In the former Soviet republic, Chekanovych grew up competing as a child ballroom dancer.

"I was pretty good," Chekanovych confessed. "I had a large amount of medals and everything. I even went to Poland for an international competition and won bronze."

But she has turned into an even more accomplished swimmer than she ever was on the dance floor.

Her swim coach and step-father Dmitriy Kononenko recalls a moment when then world medallist Brittany Reimer came to the Surrey Knights swim club for a 'Swim with the Stars' event.

"I remember Mariya swam very poorly at the meet, but after she said, 'I want to be better than Brittany.' Wow, to hear that story from a nine-year-old wanting to be in the Olympics."

It made an immediate impression on Kononenko, but Chekanovych can scarcely recall the moment.

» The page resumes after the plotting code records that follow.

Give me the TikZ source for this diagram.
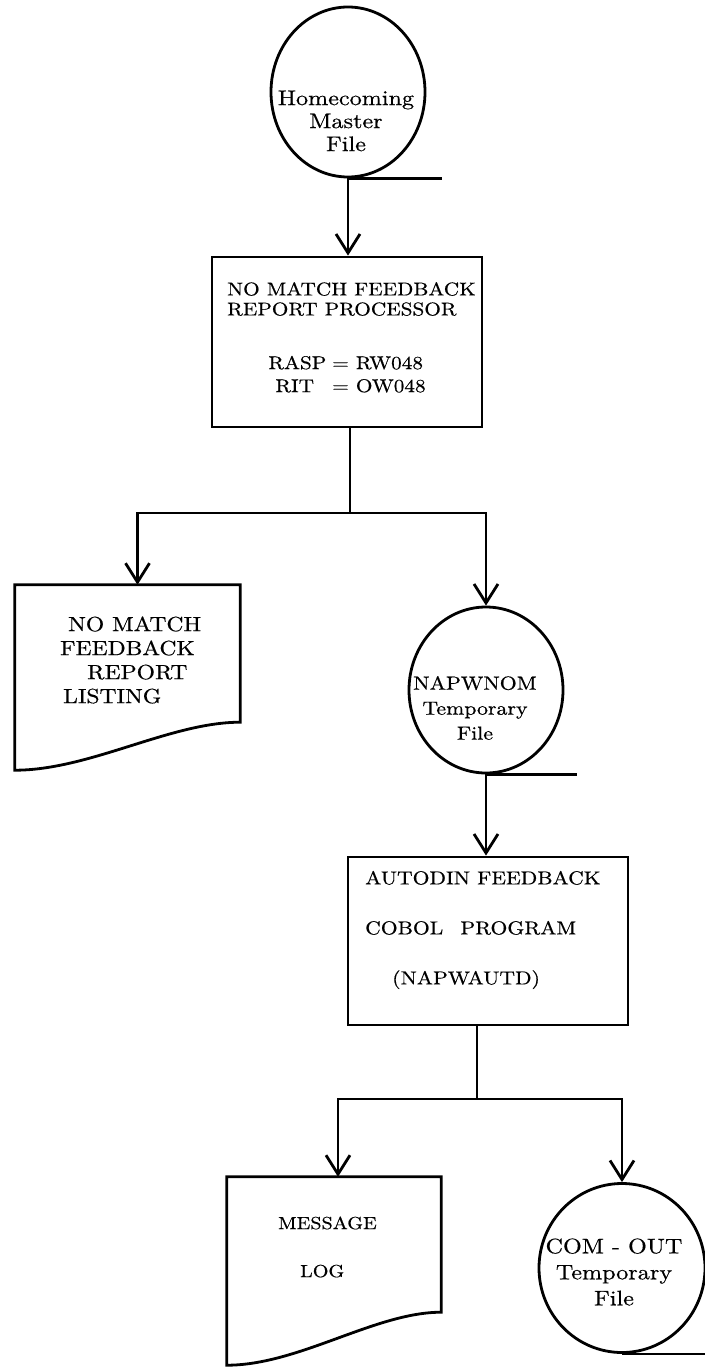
\documentclass[tikz,border=0pt]{standalone}
\usepackage{fontspec}
\usetikzlibrary{shapes.geometric,arrows.meta,calc}

% wide, slightly heavy lettering for all labels
\newfontfamily\diafont{lmroman10-regular.otf}[FakeStretch=1.15, FakeBold=0.5]
\newcommand{\dfs}[2]{\diafont\fontsize{#1}{#2}\selectfont}

\tikzset{
  ln/.style={line width=2.8pt},
  arr/.style={ln, -{Straight Barb[length=19pt,width=24pt]}},
  tape/.style={ellipse, draw, line width=2.8pt, inner sep=0pt},
  procbox/.style={rectangle, draw, line width=2.8pt, inner sep=0pt},
  docarea/.style={rectangle, inner sep=0pt},
  txt/.style={inner sep=0pt, align=center},
}

\begin{document}
\begin{tikzpicture}[x=1pt, y=-1pt]
\useasboundingbox (0,0) rectangle (704,1367);

% ---- input tape: Homecoming Master File
\node[tape, minimum width=154pt, minimum height=170pt] (master) at (348,92) {};
\node[txt, font=\dfs{21}{23}] (mastertxt) at (346,121)
  {Homecoming\\Master\\File};
\draw[ln] (master.south) -- ++(94,0);

% ---- processor box
\node[procbox, minimum width=270pt, minimum height=170pt] (proc) at (347,342) {};
\node[txt, align=left, anchor=west, font=\dfs{18.5}{20}] (proctitle) at (227,299)
  {NO MATCH FEEDBACK\\REPORT PROCESSOR};
\node[txt, font=\dfs{18.5}{23}] (procids) at (347,376)
  {\begin{tabular}{@{}l@{\hspace{6pt}}l@{}}
    RASP & = RW048\\
    \hspace*{7pt}RIT & = OW048
   \end{tabular}};

\draw[arr] (master.south) -- (master.south |- proc.north);

% ---- branch 1
\coordinate (j1) at (350,513);
\draw[ln] (j1 |- proc.south) -- (j1);

% report listing (document symbol)
\node[docarea, minimum width=225pt, minimum height=185pt] (listing) at (127.5,677.5) {};
\draw[ln] (listing.north west) -- (listing.north east)
  -- ([yshift=48pt]listing.south east)
  .. controls +(-70,0) and +(75,0) .. (listing.south west) -- cycle;
\node[txt, align=left, anchor=west, font=\dfs{20.5}{24}] (listingtxt) at (60,660)
  {\hspace*{8pt}NO MATCH\\FEEDBACK\\\hspace*{27pt}REPORT\\\hspace*{3pt}LISTING};

% temporary tape NAPWNOM
\node[tape, minimum width=154pt, minimum height=166pt] (nap) at (486,690) {};
\node[txt, font=\dfs{19}{25}] (naptxt) at (475,708)
  {NAPWNOM\\Temporary\\File};
\draw[ln] (nap.south) -- ++(91,0);

\draw[arr] (j1) -| ([xshift=10pt]listing.north);
\draw[arr] (j1) -| (nap.north);

% ---- AUTODIN feedback program
\node[procbox, minimum width=280pt, minimum height=168pt] (auto) at (488,941) {};
\node[txt, align=left, anchor=west, font=\dfs{18.8}{50}] (autotxt) at (365,930)
  {AUTODIN FEEDBACK\\COBOL\hspace{10pt} PROGRAM\\\hspace*{27pt}(NAPWAUTD)};

\draw[arr] (nap.south) -- (nap.south |- auto.north);

% ---- branch 2
\coordinate (j2) at (477,1099);
\draw[ln] (j2 |- auto.south) -- (j2);

% message log (document symbol)
\node[docarea, minimum width=214pt, minimum height=188pt] (msg) at (334,1271) {};
\draw[ln] (msg.north west) -- (msg.north east)
  -- ([yshift=53pt]msg.south east)
  .. controls +(-66,0) and +(72,0) .. (msg.south west) -- cycle;
\node[txt, align=left, anchor=west, font=\dfs{17.5}{48}] (msgtxt) at (278,1247)
  {MESSAGE\\\hspace*{22pt}LOG};

% output tape COM-OUT
\node[tape, minimum width=166pt, minimum height=169pt] (comout) at (622,1268) {};
\node[txt, font=\dfs{21}{26}] (comouttxt) at (614,1272)
  {COM - OUT\\Temporary\\File};
\draw[ln] (comout.south) -- ++(85,0);

\draw[arr] (j2) -| ([xshift=4pt]msg.north);
\draw[arr] (j2) -| (comout.north);
\end{tikzpicture}
\end{document}
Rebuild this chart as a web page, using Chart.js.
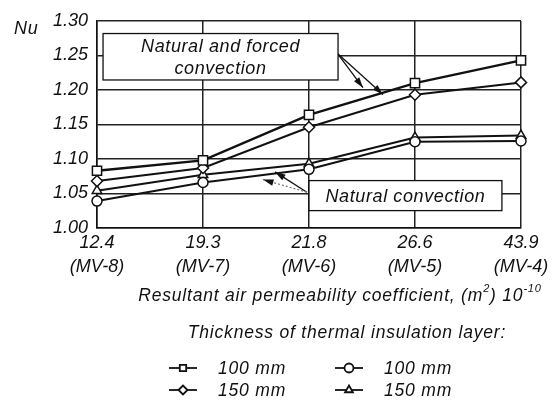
<!DOCTYPE html>
<html>
<head>
<meta charset="utf-8">
<script src="https://cdn.jsdelivr.net/npm/chart.js@4.4.1/dist/chart.umd.min.js"></script>
<style>
  html, body { margin: 0; padding: 0; background: #fff; }
</style>
</head>
<body>
<canvas id="nuChart" width="553" height="404"></canvas>
<script>
// x categories: permeability value + sample name
const permeability = ["12.4", "19.3", "21.8", "26.6", "43.9"];
const samples = ["(MV-8)", "(MV-7)", "(MV-6)", "(MV-5)", "(MV-4)"];

// Nu values
const forced100 = [1.083, 1.098, 1.164, 1.210, 1.243];
const forced150 = [1.068, 1.087, 1.146, 1.193, 1.211];
const natural100 = [1.039, 1.066, 1.085, 1.125, 1.126];
const natural150 = [1.054, 1.077, 1.093, 1.131, 1.134];

const legendLabels = ["100 mm", "150 mm", "100 mm", "150 mm"];

const FONT = "'Liberation Sans', Arial, sans-serif";
const INK = "#111";

Chart.defaults.font.family = FONT;
Chart.defaults.font.style = "italic";
Chart.defaults.font.size = 18;
Chart.defaults.color = INK;

function italic(size) {
  return "italic " + size + "px " + FONT;
}

// boxes + arrows, given in data units (category index, Nu)
const notes = [
  {
    lines: ["Natural and forced", "convection"],
    box: [0.057, 1.2818, 2.274, 1.2145],
    arrows: [
      { from: [2.264, 1.2537], to: [2.509, 1.2033], dotted: false },
      { from: [2.264, 1.2537], to: [2.698, 1.1935], dotted: false },
    ],
  },
  {
    lines: ["Natural convection"],
    box: [2.0, 1.0687, 3.82, 1.0252],
    arrows: [
      { from: [1.98, 1.0519], to: [1.68, 1.0813], dotted: false },
      { from: [1.98, 1.0519], to: [1.566, 1.0701], dotted: true },
    ],
  },
];

function arrow(ctx, x1, y1, x2, y2, dotted) {
  const ang = Math.atan2(y2 - y1, x2 - x1);
  ctx.save();
  ctx.strokeStyle = dotted ? "#777" : INK;
  ctx.lineWidth = dotted ? 1.2 : 1.3;
  if (dotted) ctx.setLineDash([2, 2]);
  ctx.beginPath();
  ctx.moveTo(x1, y1);
  ctx.lineTo(x2, y2);
  ctx.stroke();
  ctx.setLineDash([]);
  ctx.fillStyle = INK;
  ctx.beginPath();
  ctx.moveTo(x2, y2);
  ctx.lineTo(x2 - 11 * Math.cos(ang - 0.3), y2 - 11 * Math.sin(ang - 0.3));
  ctx.lineTo(x2 - 11 * Math.cos(ang + 0.3), y2 - 11 * Math.sin(ang + 0.3));
  ctx.closePath();
  ctx.fill();
  ctx.restore();
}

const notesPlugin = {
  id: "notes",
  afterDatasetsDraw(chart) {
    const ctx = chart.ctx;
    const xs = chart.scales.x;
    const ys = chart.scales.y;
    notes.forEach((n) => {
      const x1 = xs.getPixelForValue(n.box[0]);
      const y1 = ys.getPixelForValue(n.box[1]);
      const x2 = xs.getPixelForValue(n.box[2]);
      const y2 = ys.getPixelForValue(n.box[3]);
      n.arrows.forEach((a) => {
        arrow(ctx, xs.getPixelForValue(a.from[0]), ys.getPixelForValue(a.from[1]),
          xs.getPixelForValue(a.to[0]), ys.getPixelForValue(a.to[1]), a.dotted);
      });
      ctx.save();
      ctx.fillStyle = "#fff";
      ctx.strokeStyle = INK;
      ctx.lineWidth = 1.3;
      ctx.fillRect(x1, y1, x2 - x1, y2 - y1);
      ctx.strokeRect(x1, y1, x2 - x1, y2 - y1);
      ctx.fillStyle = INK;
      ctx.font = italic(18);
      ctx.letterSpacing = "0.6px";
      ctx.textAlign = "center";
      ctx.textBaseline = "middle";
      const cx = (x1 + x2) / 2;
      const lh = 22;
      const top = (y1 + y2) / 2 - ((n.lines.length - 1) * lh) / 2;
      n.lines.forEach((t, i) => ctx.fillText(t, cx, top + i * lh + 1));
      ctx.restore();
    });
  },
  afterDraw(chart) {
    const ctx = chart.ctx;
    ctx.save();
    ctx.fillStyle = INK;
    ctx.textBaseline = "middle";
    ctx.letterSpacing = "0.8px";

    // y title
    ctx.font = italic(18);
    ctx.textAlign = "left";
    ctx.fillText("Nu", 14, 29);

    // x title with superscripts
    const parts = [
      ["Resultant air permeability coefficient, (m", false],
      ["2", true],
      [") 10", false],
      ["-10", true],
    ];
    let w = 0;
    parts.forEach((p) => {
      ctx.font = italic(p[1] ? 11 : 17.5);
      w += ctx.measureText(p[0]).width;
    });
    let x = 340 - w / 2;
    parts.forEach((p) => {
      ctx.font = italic(p[1] ? 11 : 17.5);
      ctx.fillText(p[0], x, p[1] ? 289 : 296);
      x += ctx.measureText(p[0]).width;
    });

    // legend
    ctx.font = italic(17.5);
    ctx.textAlign = "center";
    ctx.fillText("Thickness of thermal insulation layer:", 347, 333);

    const slots = [
      [183, 368],
      [183, 390],
      [349, 368],
      [349, 390],
    ];
    ctx.textAlign = "left";
    slots.forEach((s, i) => {
      const ds = chart.data.datasets[i];
      ctx.strokeStyle = INK;
      ctx.lineWidth = 1.8;
      ctx.beginPath();
      ctx.moveTo(s[0] - 14, s[1]);
      ctx.lineTo(s[0] + 14, s[1]);
      ctx.stroke();
      ctx.fillStyle = "#fff";
      Chart.helpers.drawPoint(ctx, {
        pointStyle: ds.pointStyle,
        radius: 4.5,
        borderWidth: 1.2,
      }, s[0], s[1]);
      ctx.fillStyle = INK;
      ctx.fillText(legendLabels[i], s[0] + 35, s[1] + 1);
    });
    ctx.restore();
  },
};

function series(data, style, radius, width) {
  return {
    data: data,
    borderColor: INK,
    borderWidth: width,
    pointStyle: style,
    pointRadius: radius,
    pointBackgroundColor: "#fff",
    pointBorderColor: INK,
    pointBorderWidth: 1.5,
    tension: 0,
  };
}

const tickFont = { family: FONT, style: "italic", size: 18, lineHeight: 1.33 };

new Chart(document.getElementById("nuChart"), {
  type: "line",
  data: {
    labels: permeability.map((p, i) => [p, samples[i]]),
    datasets: [
      series(forced100, "rect", 6.5, 2.4),
      series(forced150, "rectRot", 5.5, 2),
      series(natural100, "circle", 5, 2),
      series(natural150, "triangle", 5.5, 2),
    ],
  },
  options: {
    responsive: false,
    animation: false,
    layout: { padding: { top: 14, right: 32, left: 0, bottom: 0 } },
    plugins: {
      legend: { display: false },
      tooltip: { enabled: false },
    },
    scales: {
      x: {
        offset: false,
        grid: { color: "#222", lineWidth: 1.5, drawTicks: false },
        border: { color: INK, width: 1.5 },
        ticks: { color: INK, font: tickFont, padding: 3, maxRotation: 0, autoSkip: false },
        afterFit(scale) {
          scale.height = 176;
        },
      },
      y: {
        min: 1.0,
        max: 1.3,
        grid: { color: "#222", lineWidth: 1.5, drawTicks: false },
        border: { color: INK, width: 1.5 },
        ticks: {
          stepSize: 0.05,
          color: INK,
          font: tickFont,
          padding: 9,
          callback: (v) => v.toFixed(2),
        },
        afterFit(scale) {
          scale.width = 97;
        },
      },
    },
  },
  plugins: [notesPlugin],
});
</script>
</body>
</html>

However, her actions have since spoken louder than her lack of memory ever could.

"I just wanted to show that I was the best. I wanted to prove that someone who just began swimming can achieve amazing things," she said.

Just four years later, Chekanovych reached the senior national time standard for the first time in the 100 and 200m breast, and she was subsequently selected to Canada's youth team as a 13-year-old.

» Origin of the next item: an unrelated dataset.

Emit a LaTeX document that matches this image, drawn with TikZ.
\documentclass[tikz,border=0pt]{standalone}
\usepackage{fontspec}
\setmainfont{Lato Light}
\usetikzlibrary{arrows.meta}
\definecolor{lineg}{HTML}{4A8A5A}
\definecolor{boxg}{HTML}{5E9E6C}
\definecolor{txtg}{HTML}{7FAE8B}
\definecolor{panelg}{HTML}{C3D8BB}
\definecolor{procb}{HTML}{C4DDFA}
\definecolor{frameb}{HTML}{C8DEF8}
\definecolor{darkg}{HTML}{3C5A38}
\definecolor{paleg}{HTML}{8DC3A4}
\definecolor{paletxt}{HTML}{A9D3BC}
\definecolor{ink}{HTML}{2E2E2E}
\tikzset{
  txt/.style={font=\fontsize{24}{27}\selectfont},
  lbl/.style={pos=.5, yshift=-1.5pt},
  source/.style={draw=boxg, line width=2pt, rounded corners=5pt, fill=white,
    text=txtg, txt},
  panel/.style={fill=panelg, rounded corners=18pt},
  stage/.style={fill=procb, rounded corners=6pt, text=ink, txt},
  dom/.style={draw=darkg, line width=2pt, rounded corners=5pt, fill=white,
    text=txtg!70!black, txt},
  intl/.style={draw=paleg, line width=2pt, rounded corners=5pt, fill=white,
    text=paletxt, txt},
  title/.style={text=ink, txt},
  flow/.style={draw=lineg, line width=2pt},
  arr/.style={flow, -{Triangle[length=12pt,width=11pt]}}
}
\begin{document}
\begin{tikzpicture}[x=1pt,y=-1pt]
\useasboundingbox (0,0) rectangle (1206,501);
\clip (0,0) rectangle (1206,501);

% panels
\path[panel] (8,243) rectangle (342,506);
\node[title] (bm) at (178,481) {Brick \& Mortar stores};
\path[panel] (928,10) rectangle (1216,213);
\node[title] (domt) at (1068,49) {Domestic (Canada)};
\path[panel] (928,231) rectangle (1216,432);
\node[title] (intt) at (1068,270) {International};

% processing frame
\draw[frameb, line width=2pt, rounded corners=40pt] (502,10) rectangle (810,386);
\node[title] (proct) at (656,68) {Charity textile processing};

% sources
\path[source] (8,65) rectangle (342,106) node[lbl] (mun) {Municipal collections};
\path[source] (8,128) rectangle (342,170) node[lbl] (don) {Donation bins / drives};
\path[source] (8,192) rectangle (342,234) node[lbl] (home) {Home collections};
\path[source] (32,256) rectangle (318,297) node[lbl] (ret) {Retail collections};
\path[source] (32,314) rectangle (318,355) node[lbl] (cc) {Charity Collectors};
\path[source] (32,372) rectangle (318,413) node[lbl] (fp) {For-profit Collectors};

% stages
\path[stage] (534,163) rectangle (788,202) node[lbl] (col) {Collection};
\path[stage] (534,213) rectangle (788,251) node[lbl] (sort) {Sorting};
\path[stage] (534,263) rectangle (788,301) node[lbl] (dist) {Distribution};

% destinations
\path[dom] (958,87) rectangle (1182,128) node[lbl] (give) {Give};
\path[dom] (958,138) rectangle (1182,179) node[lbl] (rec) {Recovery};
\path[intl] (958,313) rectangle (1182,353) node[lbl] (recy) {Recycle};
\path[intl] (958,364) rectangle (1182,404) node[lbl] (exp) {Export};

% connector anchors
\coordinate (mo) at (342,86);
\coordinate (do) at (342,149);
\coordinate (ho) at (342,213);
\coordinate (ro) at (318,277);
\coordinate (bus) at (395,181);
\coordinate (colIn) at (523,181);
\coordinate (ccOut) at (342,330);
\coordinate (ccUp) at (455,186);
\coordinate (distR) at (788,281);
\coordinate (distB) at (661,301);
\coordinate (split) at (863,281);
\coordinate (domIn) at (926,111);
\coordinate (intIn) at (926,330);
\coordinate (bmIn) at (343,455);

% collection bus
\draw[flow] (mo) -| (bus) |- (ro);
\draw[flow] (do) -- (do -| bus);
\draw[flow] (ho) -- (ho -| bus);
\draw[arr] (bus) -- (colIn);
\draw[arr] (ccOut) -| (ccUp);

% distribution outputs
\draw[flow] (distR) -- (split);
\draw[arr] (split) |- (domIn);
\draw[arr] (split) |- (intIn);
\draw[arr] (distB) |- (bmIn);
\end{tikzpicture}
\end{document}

In 2009, she won three gold medals and set two meet records at the North American Challenge Cup.

She also represented B.C. in the same year at the Canada Summer Games, where she broke long-standing age-group records in both the 100 and 200m breast, just missing an even longer held Canadian mark in the process.

Earlier this year, Chekanovych was named one of only six recipients in Canada of a Victor Davis award, a memorial fund set up for the former Olympic champion breaststroker, who died of his injuries resulting from a hit-and-run incident in 1989.

The award is a fitting one for Chekanovych said her coach.

"Some people swim amazingly fast in practice, but don't show up in big meets. But Mariya, she swims faster at every swim. It's no limit for her," said Kononenko. "If you are fast in practice, no way slow in meet."

Chekanovych showed some of that speed at the Canadian world swim trials in Victoria this weekend, finishing fifth in the final of the women's 200m breast on Wednesday.

Chekanovych believes the Canadian national junior team is an achievable goal, but her swim coach thinks even a spot on the senior team could happen.

"It's possible," Chekanovych admitted.

"But right now, I can be part of that (junior) team, for sure. I definitely need to step it up and compete for the other."

And that is likely just what Chekanovych will do if past history is any indication.

And that desire to win will be the impetus that will likely get her there.

"I've had my doubts, but there is always that drive. But winning, that feeling is the best. It makes you want to continue on. ... I don't want to give up without doing my best."

Canada's world trials wind up today.